W tym tygodniu odnotowałam tysięcznego odwiedzającego mój blog ... bardzo cieszę się, że do mnie zaglądacie i baaardzo serdecznie pozdrawiam wszystkich odwiedzających. Tak naprawdę jestem "nowicjuszem" w blogowym świecie (mój blog istnieje od 20 sierpnia, czyli dopiero około 1,5 miesiąca),  powolutku poznaję ten świat i wszystkiego się uczę. Zakładając ten blog, zastanawiałam się, czy ktoś tu zajrzy, czy w ogóle ktoś będzie chciał oglądać to co chcę pokazać. Myślę, że taka ilość odwiedzających, jest moim małym sukcesem. Każde odwiedziny i komentarze bardzo mnie cieszą i dają motywację do pracy. Tak więc bardzo serdecznie zapraszam ponownie, będzie mi bardzo miło jeśli jeszcze do mnie zajrzycie ...

A teraz co ostatnio udało mi się zrobić. Dostałam zamówienie na kolczyki z plasterków howlitu turkusowego.  Założenie główne - jak najmniejsze. Okazało się, że dobranie dwóch jednakowych plasterków jest prawie niemożliwe. Jeśli wielkością i kształtem są zbliżone ... to różnią się nieznacznie kolorem i odwrotnie. To są uroki minerałów :-)
Pewnie kolczyki, zasilą moją kolczykową kolekcję ... lub mojej córki :-)

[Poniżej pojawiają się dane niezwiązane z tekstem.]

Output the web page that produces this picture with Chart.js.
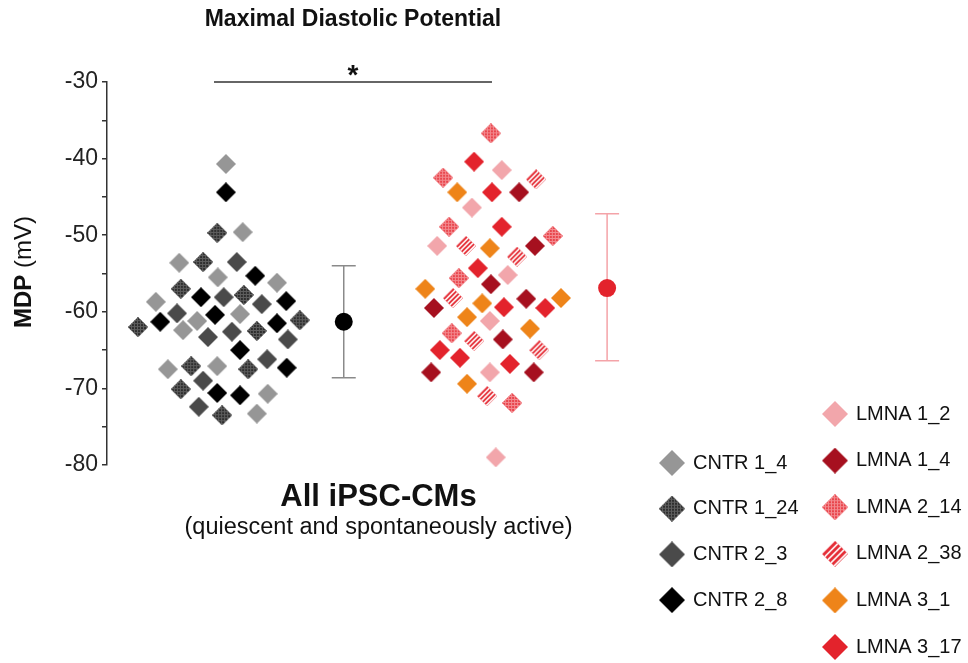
<!DOCTYPE html>
<html lang="en">
<head>
<meta charset="UTF-8">
<title>Maximal Diastolic Potential</title>
<script src="https://cdn.jsdelivr.net/npm/chart.js"></script>
<style>
  body { margin: 0; background: #fff; }
</style>
</head>
<body>
<canvas id="mdp" width="968" height="663"></canvas>
<script>
// x runs 0..10 (CNTR cloud near 2, LMNA cloud near 7), y is MDP in mV
const CNTR_1_4 = [[2.19,-40.7],[2.50,-49.6],[1.33,-53.6],[2.04,-55.5],[3.13,-56.2],[0.90,-58.7],[1.66,-61.2],
                  [2.45,-60.3],[1.40,-62.4],[1.12,-67.5],[2.03,-67.1],[2.96,-70.7],[2.76,-73.3]];
const CNTR_1_24 = [[2.03,-49.7],[1.77,-53.5],[1.36,-57.0],[2.52,-57.8],[0.57,-62.0],[3.55,-61.1],[2.76,-62.5],
                   [1.55,-67.1],[2.60,-67.5],[1.36,-70.1],[2.12,-73.5]];
const CNTR_2_3 = [[2.39,-53.5],[2.15,-58.1],[2.85,-59.0],[1.29,-60.2],[1.86,-63.3],[2.30,-62.6],[3.33,-63.6],
                  [2.95,-66.2],[1.77,-69.0],[1.69,-72.4]];
const CNTR_2_8 = [[2.19,-44.4],[2.73,-55.3],[1.73,-58.1],[3.30,-58.6],[0.98,-61.3],[1.99,-60.4],[3.13,-61.5],
                  [2.45,-65.0],[3.31,-67.3],[2.03,-70.6],[2.45,-70.9]];

const LMNA_1_2 = [[7.27,-41.5],[6.72,-46.4],[6.08,-51.4],[7.38,-55.2],[7.05,-61.2],[7.05,-67.9],[7.16,-79.0]];
const LMNA_1_4 = [[7.59,-44.4],[7.88,-51.4],[7.07,-56.4],[7.72,-58.3],[6.02,-59.5],[7.29,-63.6],[5.97,-67.9],[7.86,-67.9]];
const LMNA_2_14 = [[7.07,-36.7],[6.19,-42.5],[6.30,-48.9],[8.21,-50.1],[6.48,-55.6],[6.35,-62.8],[7.46,-71.9]];
const LMNA_2_38 = [[7.90,-42.7],[6.61,-51.4],[7.55,-52.8],[6.37,-58.2],[6.76,-63.8],[7.96,-65.0],[7.00,-71.0]];
const LMNA_3_1 = [[6.45,-44.4],[7.05,-51.7],[5.86,-57.0],[6.91,-58.9],[8.36,-58.2],[6.63,-60.7],[7.79,-62.2],[6.63,-69.4]];
const LMNA_3_17 = [[6.76,-40.4],[7.09,-44.4],[7.27,-48.9],[6.83,-54.3],[7.31,-59.4],[8.07,-59.5],[6.13,-65.0],
                   [6.50,-66.0],[7.42,-66.8]];

// group mean +/- SD
const groupNames = ['CNTR', 'LMNA'];
const meanX = [4.36, 9.21];
const meanY = [-61.3, -56.9];
const sdHigh = [-54.0, -47.2];
const sdLow = [-68.6, -66.4];

const yTickLabels = [-80, -70, -60, -50, -40, -30];
const sigFrom = 1.97, sigTo = 7.09; // bracket over the two clouds

const FONT = '"Liberation Sans", Arial, sans-serif';

// diamond marker, optionally with a texture
function diamond(size, fill, texture, ink) {
    const c = document.createElement('canvas');
    c.width = c.height = size;
    const g = c.getContext('2d');
    const h = size / 2;
    g.beginPath();
    g.moveTo(h, 0); g.lineTo(size, h); g.lineTo(h, size); g.lineTo(0, h);
    g.closePath();
    g.fillStyle = fill;
    g.fill();
    g.save();
    g.clip();
    if (texture === 'grid') {
        g.strokeStyle = ink;
        g.lineWidth = 1;
        for (let k = 0.5; k < size; k += 3) {
            g.beginPath(); g.moveTo(k, 0); g.lineTo(k, size); g.stroke();
            g.beginPath(); g.moveTo(0, k); g.lineTo(size, k); g.stroke();
        }
    } else if (texture === 'stripes') {
        g.strokeStyle = ink;
        g.lineWidth = 1.6;
        for (let k = -size; k < 2 * size; k += size / 4.2) {
            g.beginPath(); g.moveTo(k, size); g.lineTo(k + size, 0); g.stroke();
        }
    }
    g.restore();
    return c;
}

const samples = [
    { name: 'CNTR 1_4',  data: CNTR_1_4,  fill: '#969696' },
    { name: 'CNTR 1_24', data: CNTR_1_24, fill: '#2e2e2e', texture: 'grid', ink: '#5e5e5e' },
    { name: 'CNTR 2_3',  data: CNTR_2_3,  fill: '#4a4a4a' },
    { name: 'CNTR 2_8',  data: CNTR_2_8,  fill: '#000000' },
    { name: 'LMNA 1_2',  data: LMNA_1_2,  fill: '#f2a6ab' },
    { name: 'LMNA 1_4',  data: LMNA_1_4,  fill: '#a6101f' },
    { name: 'LMNA 2_14', data: LMNA_2_14, fill: '#e9464d', texture: 'grid', ink: '#f38a8f' },
    { name: 'LMNA 2_38', data: LMNA_2_38, fill: '#e52d36', texture: 'stripes', ink: '#ffffff' },
    { name: 'LMNA 3_1',  data: LMNA_3_1,  fill: '#ee8419' },
    { name: 'LMNA 3_17', data: LMNA_3_17, fill: '#e3232c' }
];
samples.forEach(s => {
    s.marker = diamond(20, s.fill, s.texture, s.ink);
    s.legendMarker = diamond(26, s.fill, s.texture, s.ink);
});

const datasets = samples.map(s => ({
    label: s.name,
    data: s.data.map(p => ({ x: p[0], y: p[1] })),
    pointStyle: s.marker,
    clip: false
}));
datasets.push({
    label: 'mean',
    data: meanX.map((x, i) => ({ x: x, y: meanY[i] })),
    pointStyle: 'circle',
    pointRadius: 9,
    borderWidth: 0,
    backgroundColor: ['#000000', '#e3232c'],
    clip: false
});

const annotate = {
    id: 'annotate',
    beforeDatasetsDraw(chart) {
        const { ctx, scales: { x, y } } = chart;
        const colors = ['#8a8a8a', '#f4a3a8'];
        ctx.save();
        ctx.lineWidth = 1.5;
        meanX.forEach((mx, i) => {
            const px = x.getPixelForValue(mx);
            const top = y.getPixelForValue(sdHigh[i]);
            const bot = y.getPixelForValue(sdLow[i]);
            ctx.strokeStyle = colors[i];
            ctx.beginPath();
            ctx.moveTo(px, top); ctx.lineTo(px, bot);
            ctx.moveTo(px - 12, top); ctx.lineTo(px + 12, top);
            ctx.moveTo(px - 12, bot); ctx.lineTo(px + 12, bot);
            ctx.stroke();
        });
        ctx.restore();
    },
    afterDraw(chart) {
        const { ctx, chartArea, scales: { x, y } } = chart;
        ctx.save();
        ctx.fillStyle = '#111';

        // significance bracket
        const x1 = x.getPixelForValue(sigFrom), x2 = x.getPixelForValue(sigTo);
        const yb = y.getPixelForValue(-30);
        ctx.strokeStyle = '#333';
        ctx.lineWidth = 1.5;
        ctx.beginPath(); ctx.moveTo(x1, yb); ctx.lineTo(x2, yb); ctx.stroke();
        ctx.textAlign = 'center';
        ctx.textBaseline = 'alphabetic';
        ctx.font = 'bold 28px ' + FONT;
        ctx.fillText('*', (x1 + x2) / 2, yb + 2);

        // title
        ctx.font = 'bold 23px ' + FONT;
        ctx.textBaseline = 'middle';
        ctx.fillText('Maximal Diastolic Potential', (x1 + x2) / 2, 20);

        // x caption
        const cx = (chartArea.left + chartArea.right) / 2;
        ctx.font = 'bold 31px ' + FONT;
        ctx.fillText('All iPSC-CMs', cx, 497);
        ctx.font = '23.5px ' + FONT;
        ctx.fillText('(quiescent and spontaneously active)', cx, 528);

        // y title, bold + regular
        ctx.translate(24, 272);
        ctx.rotate(-Math.PI / 2);
        ctx.textAlign = 'left';
        ctx.font = 'bold 24px ' + FONT;
        const w1 = ctx.measureText('MDP ').width;
        ctx.font = '24px ' + FONT;
        const w2 = ctx.measureText('(mV)').width;
        ctx.font = 'bold 24px ' + FONT;
        ctx.fillText('MDP', -(w1 + w2) / 2, 0);
        ctx.font = '24px ' + FONT;
        ctx.fillText('(mV)', -(w1 + w2) / 2 + w1, 0);
        ctx.restore();

        // legend, two columns
        ctx.save();
        ctx.font = '20px ' + FONT;
        ctx.fillStyle = '#111';
        ctx.textBaseline = 'middle';
        ctx.textAlign = 'left';
        const cntr = samples.filter(s => s.name.startsWith('CNTR'));
        const lmna = samples.filter(s => s.name.startsWith('LMNA'));
        cntr.forEach((s, i) => {
            const cy = 463 + i * 45.7;
            ctx.drawImage(s.legendMarker, 672 - 13, cy - 13);
            ctx.fillText(s.name, 693, cy);
        });
        lmna.forEach((s, i) => {
            const cy = 414 + i * 46.6;
            ctx.drawImage(s.legendMarker, 835 - 13, cy - 13);
            ctx.fillText(s.name, 856, cy);
        });
        ctx.restore();
    }
};

new Chart(document.getElementById('mdp'), {
    type: 'scatter',
    data: { datasets: datasets },
    options: {
        responsive: false,
        animation: false,
        events: [],
        layout: { padding: { left: 0, right: 318, top: 82, bottom: 198 } },
        plugins: { legend: { display: false }, tooltip: { enabled: false } },
        scales: {
            x: { type: 'linear', min: 0, max: 10, display: false },
            y: {
                min: -80,
                max: -30,
                afterFit(scale) { scale.width = 107; },
                border: { display: true, color: '#333', width: 1.5 },
                grid: { drawOnChartArea: false, tickLength: 5, tickColor: '#333', lineWidth: 1.5 },
                ticks: {
                    stepSize: 5,
                    padding: 4,
                    color: '#222',
                    font: { family: FONT, size: 23 },
                    callback: v => yTickLabels.includes(v) ? String(v) : ''
                }
            }
        }
    },
    plugins: [annotate]
});
</script>
</body>
</html>
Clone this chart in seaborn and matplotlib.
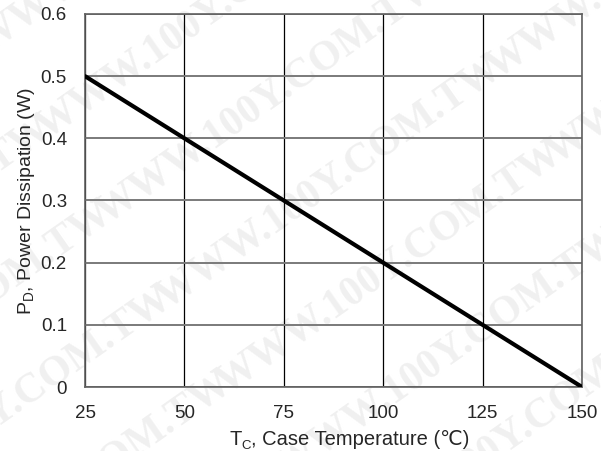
import matplotlib
matplotlib.use('Agg')
import matplotlib.pyplot as plt
import seaborn as sns
import pandas as pd

# ── Data: derating curve ─────────────────────────────────────────────────────
case_temp = [25, 150]          # T_C (°C)
power_diss = [0.5, 0.0]        # P_D (W)
x_ticks = [25, 50, 75, 100, 125, 150]
y_ticks = [0, 0.1, 0.2, 0.3, 0.4, 0.5, 0.6]
y_tick_labels = ['0', '0.1', '0.2', '0.3', '0.4', '0.5', '0.6']
watermark = 'WWW.100Y.COM.TW'

df = pd.DataFrame({'Tc': case_temp, 'Pd': power_diss})

sns.set_style('white')
plt.rcParams['font.family'] = ['Liberation Sans', 'DejaVu Sans']
plt.rcParams['mathtext.fontset'] = 'custom'
plt.rcParams['mathtext.rm'] = 'Liberation Sans'

W, H = 601, 451
fig = plt.figure(figsize=(W / 100, H / 100), dpi=100)
fig.patch.set_facecolor('white')

# faint tiled watermark behind everything
for row in range(-3, 7):
    for col in range(-1, 3):
        px = 40 + col * 330 + row * 60
        py = -60 + col * 230 - row * 85 + 380
        fig.text(px / W, py / H, watermark, fontsize=30, fontweight='bold',
                 family=['Liberation Serif', 'DejaVu Serif'], color='#f0f0f0',
                 rotation=35, rotation_mode='anchor', ha='left', va='center',
                 zorder=-5)

# axes box: left 85, right 582, top 14, bottom 387 (pixels)
ax = fig.add_axes([85 / W, (H - 387) / H, (582 - 85) / W, (387 - 14) / H])
ax.set_facecolor('none')
ax.set_zorder(1)

sns.lineplot(data=df, x='Tc', y='Pd', ax=ax, color='black', linewidth=3, zorder=5)

ax.set_xlim(25, 150)
ax.set_ylim(0, 0.6)
ax.set_xticks(x_ticks)
ax.set_yticks(y_ticks)
ax.set_yticklabels(y_tick_labels)

# grid: vertical black, horizontal grey
for xv in x_ticks:
    ax.axvline(xv, color='black', linewidth=0.9, zorder=1)
for yv in y_ticks:
    ax.axhline(yv, color='#7a7a7a', linewidth=1.4, zorder=1)

for sp in ax.spines.values():
    sp.set_visible(True)
    sp.set_color('#606060')
    sp.set_linewidth(1.2)

ax.tick_params(axis='x', length=0, pad=13, labelsize=13.5)
ax.tick_params(axis='y', length=0, pad=13, labelsize=13.5)
ax.set_xlabel('')
ax.set_ylabel(r'P$_\mathrm{D}$, Power Dissipation (W)', fontsize=14, labelpad=3)

# x label built from plain text pieces so the ℃ glyph can fall back to DejaVu
t_main = fig.text(229 / W, 1 - 449 / H, 'T', fontsize=14.5, va='bottom', ha='left')
plt.annotate('C', xy=(1, 0), xycoords=t_main, xytext=(0.3, -2.5),
             textcoords='offset points', fontsize=9.5, va='bottom', ha='left',
             annotation_clip=False)
plt.annotate(', Case Temperature (℃)', xy=(1, 0), xycoords=t_main, xytext=(7, 0),
             textcoords='offset points', fontsize=14.5, va='bottom', ha='left',
             annotation_clip=False)

plt.savefig('out.png', dpi=100)
plt.close(fig)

poniedziałek, 3 października 2011

Owalny wisior

Siedzę nad jakimś pilnym projektem ... ale zmuszona jestem zrobić sobie małą przerwę. Muszę poczekać, aż architekci podejmą pewne decyzje dotyczące tego budynku i aranżacji wnętrz ... i wtedy będę mogła wrócić do dalszej pracy. Tak więc korzystając z wolej chwili ... chciałam pochwalić się tym co udało mi zrobić się wczorajszego wieczora - owalny wisior. Namęczyłam się przy nim okropnie, nakombinowałam ... efekt końcowy (wczoraj wieczorem) wydawał mi się fajny. Dziś, po zrobieniu zdjęć, na których widać wszystkie niedoskonałości, zachwyt mi trochę zmalał ... Tak więc zobaczcie i oceńcie ...
W wisior wplecione są fasetowane oponki kwarcu purpurowego, całość ze srebra, oksydowana i polerowana.






Pochwaliłam się, mam nadzieję, że miałam czym ... Pora wracać do pracy ... żeby mi się tak chciało jak mi się nie chce ... He he he :-)

niedziela, 2 października 2011

Niebiański komplet

Tym razem kolor mniej intensywny niż poprzednio - jasny, pastelowy. Komplet, wisior  kolczyki z kwarcem niebiańskim (brzmi pięknie). Wisiorek w łzą kwarcu, kolczyki z maleńkimi 6mm kuleczkami. Oczywiście srebro (930 i 999), całość bardzo mocno oksydowana (prawie na czarno) i polerowana.








Jeszcze raz fuksja

Wstaję dzisiaj rano, a za oknem mgliście i ponuro. Tak więc żeby było weselej jeszcze jedne kolczyki w kolorze fuksji. Też z kulek agatu w wesołym kolorze ... szalony, ostry, intensywny ... ale bardzo ładny :-))) Poprzednie fuksjowe kolczyki ... ku mojemu ogromnemu zaskoczeniu i zadowoleniu ...  tak więc jeszcze raz podobne.












A za oknem pojawiło się słońce ... chyba będzie jednak ładny dzień !!!